Scallen, who left St. Paul's William Mitchell College of Law to become an associate dean at the University of California, Los Angeles, says the fact that this issue involves the archdiocese plays a factor into the decision.
"There is a very very strong public interest here in making sure that there has been no effort to cover up or protect someone who has involvement in the archdiocese," she said. "So I think that does factor into this."
The initial police investigation found no child pornography and closed on Wednesday. Members of the St. Paul police sex crimes and vice units, however, never received copies of Shelley's pornography collection that internal memos among archdiocesan officials describe as containing images of boys.
Church officials declined to give Sgt. William Gillet the materials he requested when he visited archdiocesan offices in March. Instead, they waited two days before providing three computer disks to police. Even then, however, they refused to give Gillet any documents related to Shelley and his pornography, explaining those were "the product of their investigation."
In a police report he filed Sept. 29, Gillet wondered whether he received all the evidence from the archdiocese.

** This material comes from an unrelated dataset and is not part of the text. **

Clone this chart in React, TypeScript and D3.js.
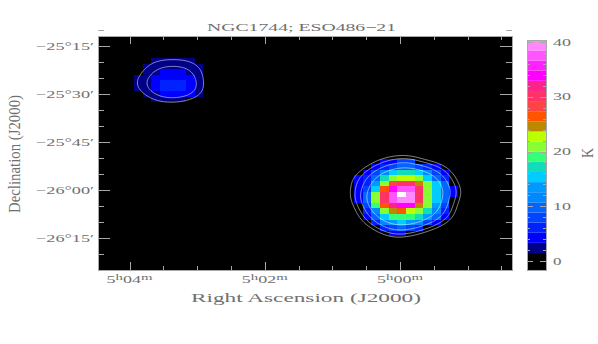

Church officials also didn't receive all the evidence they requested from Shelley.
Shelley's attorney, Paul Engh, said he had no comment about the fact that the case was reopened.

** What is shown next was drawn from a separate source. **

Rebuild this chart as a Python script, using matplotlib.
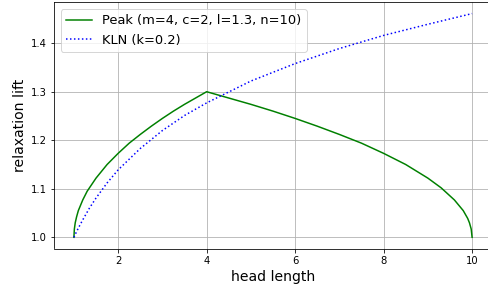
import numpy as np
import matplotlib
matplotlib.use("Agg")
import matplotlib.pyplot as plt

# values
peak_x = [1.0, 1.01, 1.03, 1.06, 1.1, 1.2, 1.3, 1.5, 1.75, 2.0, 2.25, 2.5, 2.75, 3.0, 3.25, 3.5, 3.75, 4.0,
          4.5, 5.0, 5.5, 6.0, 6.5, 7.0, 7.5, 8.0, 8.5, 9.0, 9.3, 9.6, 9.8, 9.9, 9.94, 9.98, 10.0]
peak_y = [1.0, 1.017, 1.030, 1.042, 1.055, 1.077, 1.095, 1.122, 1.150, 1.173, 1.194, 1.212, 1.229, 1.245, 1.260, 1.274, 1.287, 1.300,
          1.287, 1.274, 1.260, 1.245, 1.229, 1.212, 1.194, 1.173, 1.150, 1.122, 1.102, 1.077, 1.055, 1.039, 1.030, 1.017, 1.0]

kln_x = [1.0, 1.05, 1.1, 1.2, 1.35, 1.5, 1.75, 2.0, 2.5, 3.0, 3.5, 4.0, 5.0, 6.0, 7.0, 8.0, 9.0, 10.0]
kln_y = [1.0, 1.0098, 1.019, 1.036, 1.060, 1.081, 1.112, 1.139, 1.183, 1.220, 1.251, 1.277, 1.322, 1.358, 1.389, 1.416, 1.439, 1.461]

W, H = 488, 286
fig = plt.figure(figsize=(W / 72, H / 72), dpi=72)
ax = fig.add_axes([54 / W, (H - 248.5) / H, (492 - 54) / W, (248.5 - 2.4) / H])

ax.plot(peak_x, peak_y, color="g", label="Peak (m=4, c=2, l=1.3, n=10)")
ax.plot(kln_x, kln_y, color="b", linestyle=":", label="KLN (k=0.2)")

ax.set_xticks([2, 4, 6, 8, 10])
ax.set_yticks([1.0, 1.1, 1.2, 1.3, 1.4])
ax.tick_params(labelsize=10)
ax.set_xlabel("head length", fontsize=14)
ax.set_ylabel("relaxation lift", fontsize=14)
ax.grid(True)
ax.legend(loc="upper left", fontsize=13)

fig.savefig("out.png", dpi=72)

"I don't have much to add," Engh. "It's hard to comment on what they're going to do."
Engh emphasized, however, that the initial investigation into Shelley found no evidence of child pornography.

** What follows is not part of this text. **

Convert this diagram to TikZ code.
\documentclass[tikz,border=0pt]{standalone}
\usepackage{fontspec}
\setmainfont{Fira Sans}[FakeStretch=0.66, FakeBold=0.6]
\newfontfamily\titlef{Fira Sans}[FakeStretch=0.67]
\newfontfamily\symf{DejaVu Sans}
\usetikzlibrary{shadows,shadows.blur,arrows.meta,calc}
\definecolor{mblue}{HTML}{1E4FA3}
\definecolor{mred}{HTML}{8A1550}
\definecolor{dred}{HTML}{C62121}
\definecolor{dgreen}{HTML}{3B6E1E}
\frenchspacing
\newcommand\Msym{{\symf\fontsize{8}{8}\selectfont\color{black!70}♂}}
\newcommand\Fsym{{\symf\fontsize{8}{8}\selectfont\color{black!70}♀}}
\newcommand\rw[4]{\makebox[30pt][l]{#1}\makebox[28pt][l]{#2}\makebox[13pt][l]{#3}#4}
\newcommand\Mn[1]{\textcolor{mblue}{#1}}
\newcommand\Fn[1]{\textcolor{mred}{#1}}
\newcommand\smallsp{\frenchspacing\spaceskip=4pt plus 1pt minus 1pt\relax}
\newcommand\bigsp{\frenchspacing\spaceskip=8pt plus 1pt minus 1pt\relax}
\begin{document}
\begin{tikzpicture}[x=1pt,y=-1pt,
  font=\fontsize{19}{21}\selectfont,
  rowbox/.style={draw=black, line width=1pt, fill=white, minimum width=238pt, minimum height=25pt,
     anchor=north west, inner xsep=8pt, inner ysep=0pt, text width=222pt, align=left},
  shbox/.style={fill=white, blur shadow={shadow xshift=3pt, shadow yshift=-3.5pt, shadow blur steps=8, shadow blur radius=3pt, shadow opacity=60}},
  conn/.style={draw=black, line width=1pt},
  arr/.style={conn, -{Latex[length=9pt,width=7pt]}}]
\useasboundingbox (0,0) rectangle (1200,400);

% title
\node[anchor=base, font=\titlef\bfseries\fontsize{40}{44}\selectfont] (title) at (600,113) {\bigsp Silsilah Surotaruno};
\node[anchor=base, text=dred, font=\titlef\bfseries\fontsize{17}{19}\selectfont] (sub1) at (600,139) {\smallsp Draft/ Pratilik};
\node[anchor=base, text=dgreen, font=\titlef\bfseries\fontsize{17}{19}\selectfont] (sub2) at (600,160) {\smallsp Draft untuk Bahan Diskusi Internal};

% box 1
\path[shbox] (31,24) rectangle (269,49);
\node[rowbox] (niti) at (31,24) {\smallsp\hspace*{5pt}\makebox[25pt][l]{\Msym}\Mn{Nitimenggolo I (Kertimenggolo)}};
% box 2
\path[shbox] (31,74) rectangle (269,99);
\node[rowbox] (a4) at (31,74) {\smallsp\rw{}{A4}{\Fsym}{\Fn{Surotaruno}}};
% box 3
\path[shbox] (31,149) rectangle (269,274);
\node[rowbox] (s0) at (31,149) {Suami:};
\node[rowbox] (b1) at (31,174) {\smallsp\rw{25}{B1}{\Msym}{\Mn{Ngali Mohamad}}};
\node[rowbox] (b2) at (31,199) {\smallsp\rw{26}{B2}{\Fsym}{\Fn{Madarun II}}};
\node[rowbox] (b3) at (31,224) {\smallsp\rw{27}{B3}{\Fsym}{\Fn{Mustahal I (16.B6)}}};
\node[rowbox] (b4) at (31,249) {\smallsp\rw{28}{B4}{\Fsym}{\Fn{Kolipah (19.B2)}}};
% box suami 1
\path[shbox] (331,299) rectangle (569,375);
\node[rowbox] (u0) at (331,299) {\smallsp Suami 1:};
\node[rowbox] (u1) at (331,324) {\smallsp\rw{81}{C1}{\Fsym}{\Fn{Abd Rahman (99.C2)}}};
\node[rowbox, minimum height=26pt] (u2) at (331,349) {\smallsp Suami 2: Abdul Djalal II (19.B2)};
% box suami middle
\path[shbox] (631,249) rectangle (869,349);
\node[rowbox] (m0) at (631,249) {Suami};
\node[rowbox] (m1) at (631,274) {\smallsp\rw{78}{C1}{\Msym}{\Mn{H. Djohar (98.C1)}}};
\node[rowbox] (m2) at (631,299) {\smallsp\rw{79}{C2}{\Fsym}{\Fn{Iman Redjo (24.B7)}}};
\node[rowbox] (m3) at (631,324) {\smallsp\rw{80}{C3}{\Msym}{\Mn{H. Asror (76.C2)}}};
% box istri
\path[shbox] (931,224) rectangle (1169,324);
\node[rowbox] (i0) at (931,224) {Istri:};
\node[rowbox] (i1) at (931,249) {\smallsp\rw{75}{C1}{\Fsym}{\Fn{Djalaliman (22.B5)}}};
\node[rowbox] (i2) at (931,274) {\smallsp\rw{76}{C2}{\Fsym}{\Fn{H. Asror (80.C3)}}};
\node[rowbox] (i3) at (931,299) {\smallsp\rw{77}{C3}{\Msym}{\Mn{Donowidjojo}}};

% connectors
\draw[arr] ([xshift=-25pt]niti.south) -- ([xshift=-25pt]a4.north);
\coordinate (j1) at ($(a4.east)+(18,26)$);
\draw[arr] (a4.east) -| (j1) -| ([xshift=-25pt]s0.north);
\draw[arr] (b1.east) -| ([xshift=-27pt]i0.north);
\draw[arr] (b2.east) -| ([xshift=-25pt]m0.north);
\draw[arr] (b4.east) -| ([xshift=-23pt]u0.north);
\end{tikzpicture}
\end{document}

The archdiocese first learned of the priest's pornography in 2004 when a parishioner at St. Jude of the Lake received the priest's old computer, found sexually explicit images and reported the discovery to Catholic leaders. Church officials asked Shelley to hand over his other computers for examination. Shelley responded by smashing one computer with a hammer and refusing to turn over another, said Haselberger, who reviewed a report of the examination.
Federal law prohibits "possession of any image of child pornography." Minnesota state law requires priests to report to authorities any indication that a child has been sexually abused within the last three years. Withholding that information is illegal.
And "the Church, and civil law, considers accessing pornographic images of minors to be equivalent to the sexual abuse of a minor," Haselberger wrote to Nienstedt in a memo on Feb. 4, 2012.
Nienstedt drafted a letter - dated May 29, 2012 - to Cardinal William Levada of the Vatican in Rome describing the pornography that contained images of boys, but never sent it. Why is unknown.
In that letter, Nienstedt worries that "the images in [Shelley's] personnel file could expose the Archdiocese, as well as myself, to criminal prosecution."
No one at the archdiocese called police after Haselberger repeated a prior explicit recommendation to turn over all relevant information in the case to law-enforcement authorities. In a memo she wrote Nienstedt on Feb. 8, 2013, Haselberger said the archbishop needed to do that "in the hopes of avoiding prosecution for you and your staff by offering an affirmative defense."
In a separate memo, dated Jan. 27, 2013, the Rev. Kevin McDonough, who headed the Church's child-safety program, wrote Nienstedt that at least four of the images were "quite likely of minors."
He found no need to take further action because "the images themselves were not pornographic, but enticements to take a further step to view pornography" and appeared to be pop-up advertisements. "Were Father Shelley to have clicked on such advertisements, he would likely have been caught in a law-enforcement sting," McDonough wrote.
Outraged that McDonough recommended dropping the Shelley case, Haselberger reminded the archbishop in her memo of last February that McDonough also advised the archdiocese do nothing about Wehmeyer, despite many red flags.
Haselberger also wrote in that memo, "I shared the same images with you and with Father Laird, and neither of you disputed that the images were pornographic."
And, Haselberger wrote, Shelley downloaded images that other internal archdiocesan memos describe as including boys.
A private investigator who analyzed Shelley's computer for the archdiocese found that many of the depictions "could be considered borderline illegal, because of the youthful-looking male image."
That analysis also found that Shelley looked for pornography on the Internet using search terms including, "free naked boy pictures," Haselberger wrote to Nienstedt in a memo on Feb. 4, 2012.
Parishioners throughout the archdiocese learned at Mass last weekend that Nienstedt ordered the formation of a task force to review the church's handling of all cases regarding clergy sexual misconduct.
The archbishop appointed the Rev. Reginald Whitt, a Dominican priest and law professor at the University of St. Thomas, to "oversee the current administration related to clergy misconduct" and appoint the lay task force.
Bob Schwiderski, director of the Minnesota chapter of the Survivors Network of those Abused by Priests (SNAP), was unimpressed. He called it a smokescreen.
"We've shaken hands with three bishops in the last 12 years who said they'd ask for our side in dealing with priests who have perpetrated sex crimes," he said. "We have yet to hear from them."
Circumstances in the Shelley case changed after Joe Ternus, of Hugo, Minn., gave police files which came from a computer that once belonged to Shelley.
Ternus on Saturday said he contacted St. Paul police to tell them that he made a copy of a large part of Shelley's hard drive before he turned over the computer to the archdiocese.
St. Paul police agreed to review those files and decide whether to reopen a case against him.
Ternus said he's pleased the information was helpful.
"If there's something on there that is actionable, I'm glad it got into the right hands," he said. "I hope they can pursue it to the right end this time."